O verão está no auge. Natal branco lá no Norte. Aqui, pelo menos no Rio, a neve é o calorão que bota pra fora toda a carioquice da cidade. E de seus habitantes, claro. O carioca se espalha. Por mais festiva que seja a neve, chega um ponto em que enche. Dá nos nervos. Uma coisa é o cartão postal dos flocos caindo em silêncio. A neve do Natal é assim. É o ideal, pelo menos. Ou a neve grã-fina das estações de inverno. Outra coisa é a neve que entulha a rua, suja, plebeia.

Neste sentido é que digo que o calor tem a vantagem de ser mais festivo. Extroverte. O carioca fala alto, se expande. Na zorra da praia, ou no botequim, tomando chope, está à vontade. Abraça, dá palmada nas costas do outro. Se não é, fica íntimo em dois minutos. Que é que há, ó meu? Está me estranhando? Sabe lidar com o verão, como se lida com um cão bravo. Quando cheguei ao Rio para viver, foi uma opção definitiva. Mas eu não sabia o que é trabalhar duro no calor carioca.

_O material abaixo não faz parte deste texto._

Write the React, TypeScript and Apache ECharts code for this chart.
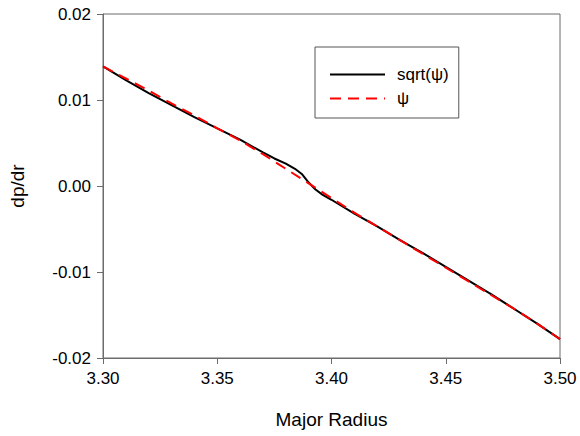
import React, { useEffect, useRef } from "react";
import * as echarts from "echarts";

const sqrtPsiX = [3.30, 3.31, 3.32, 3.33, 3.34, 3.35, 3.36, 3.37, 3.375, 3.38, 3.384, 3.387, 3.39, 3.393, 3.396, 3.40, 3.41, 3.42, 3.43, 3.44, 3.45, 3.46, 3.47, 3.48, 3.49, 3.50];
const sqrtPsiY = [0.0139, 0.0123, 0.0108, 0.0094, 0.0080, 0.0067, 0.0054, 0.0039, 0.0032, 0.0026, 0.0020, 0.0014, 0.0004, -0.0004, -0.0010, -0.0016, -0.0032, -0.0047, -0.0063, -0.0078, -0.0094, -0.0110, -0.0126, -0.0143, -0.0160, -0.0178];

const psiX = [3.30, 3.31, 3.32, 3.33, 3.34, 3.35, 3.36, 3.37, 3.38, 3.39, 3.40, 3.41, 3.42, 3.43, 3.44, 3.45, 3.46, 3.47, 3.48, 3.49, 3.50];
const psiY = [0.0139, 0.0125, 0.0111, 0.0096, 0.0082, 0.0067, 0.0053, 0.0037, 0.0020, 0.0003, -0.0014, -0.0031, -0.0047, -0.0063, -0.0079, -0.0095, -0.0111, -0.0127, -0.0143, -0.0160, -0.0178];

const seriesNames = ["sqrt(\u03c8)", "\u03c8"];
const xTicks = { min: 3.30, max: 3.50, interval: 0.05 };
const yTicks = { min: -0.02, max: 0.02, interval: 0.01 };

const font = "'Liberation Sans', Arial, sans-serif";

export default function App() {
  const ref = useRef<HTMLDivElement>(null);
  useEffect(() => {
    if (!ref.current) return;
    document.body.style.margin = "0";
    const chart = echarts.init(ref.current, null, { renderer: "svg" });
    const axisCommon = {
      axisLine: { show: true, onZero: false, lineStyle: { color: "#6b6b6b", width: 1 } },
      axisTick: { show: true, inside: false, length: 6, lineStyle: { color: "#6b6b6b" } },
      splitLine: { show: false },
      axisLabel: { color: "#000", fontSize: 17, fontFamily: font },
      nameTextStyle: { color: "#000", fontSize: 19, fontFamily: font },
    };
    chart.setOption({
      animation: false,
      backgroundColor: "#fff",
      grid: { left: 101, right: 20, top: 14, bottom: 78, show: true, borderColor: "#6b6b6b", borderWidth: 1 },
      xAxis: {
        type: "value",
        min: xTicks.min,
        max: xTicks.max,
        interval: xTicks.interval,
        name: "Major Radius",
        nameLocation: "middle",
        nameGap: 52,
        ...axisCommon,
        axisLabel: { ...axisCommon.axisLabel, margin: 12, formatter: (v: number) => v.toFixed(2) },
      },
      yAxis: {
        type: "value",
        min: yTicks.min,
        max: yTicks.max,
        interval: yTicks.interval,
        name: "dp/dr",
        nameLocation: "middle",
        nameGap: 76,
        nameRotate: 90,
        ...axisCommon,
        axisLabel: { ...axisCommon.axisLabel, margin: 12, formatter: (v: number) => v.toFixed(2) },
      },
      legend: {
        orient: "vertical",
        left: 315,
        top: 47,
        borderColor: "#555",
        borderWidth: 1,
        borderRadius: 0,
        padding: [19, 10, 11, 14],
        itemGap: 7,
        itemWidth: 55,
        itemHeight: 14,
        data: seriesNames,
        itemStyle: { color: "rgba(0,0,0,0)", borderColor: "rgba(0,0,0,0)", borderWidth: 0 },
        textStyle: { color: "#000", fontSize: 17, fontFamily: font, padding: [0, 0, 0, 7] },
      },
      series: [
        {
          name: seriesNames[0],
          type: "line",
          data: sqrtPsiX.map((x, i) => [x, sqrtPsiY[i]]),
          showSymbol: false,
          symbol: "none",
          lineStyle: { color: "#000", width: 2 },
          itemStyle: { color: "#000" },
          z: 2,
        },
        {
          name: seriesNames[1],
          type: "line",
          data: psiX.map((x, i) => [x, psiY[i]]),
          showSymbol: false,
          symbol: "none",
          lineStyle: { color: "#ff0000", width: 2, type: [11, 7] },
          itemStyle: { color: "#ff0000" },
          z: 3,
        },
      ],
    });
    return () => chart.dispose();
  }, []);
  return <div ref={ref} style={{ width: 580, height: 436 }} />;
}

Parece mentira, mas o maior frio que senti na minha vida foi em São João del Rei. Em junho, julho, sem aquecimento, era de bater queixo. Tinha de aquecer os lençóis e quentar fogo. E olhe que já estive no polo Norte. Estão vendo que no Rio em dezembro, janeiro, roupa pesada, eu quase morria sufocado. Até hoje me lembro daquele abafo úmido e pegajoso na minha pele. Dava vontade de voltar correndo pra Minas. Mas nada como a experiência. Fui indo e com jeito me entendi com o verão. Adorar, me desculpem, não adoro. Podendo, fujo pra serra.

Todo mundo trabalhava no centro da cidade. No segundo verão que passei aqui na “pedreira” do jornal, já estava mais escolado. Fiz o mapa da sombra. Andava de um lado para outro, sempre evitando o braseiro do Sol. Sabia onde a brisa soprava. Ali na esquina do Café Simpatia, Ouvidor, Gonçalves Dias e Avenida, ali era uma brisa de lavar a alma. E ainda tinha o refresco de coco. Você abria o casaco e vinha aquela carícia.

Tão bom quanto passar na porta do cine Metro Passeio. Vinha lá de dentro aquele hálito de ar refrigerado, novidade rara naquele tempo. Anos depois, fui fazer um bate-papo na Universidade de Lovaina (é Louvain em português). Título: Sombra e água fresca. Nada melhor para falar do Brasil do que esse dístico. Passei um certo aperto. Na língua dos outros a gente não se move à vontade. Mas, aqui entre nós, tenho ou não tenho razão? É o que está na bandeira ideal do nosso coração.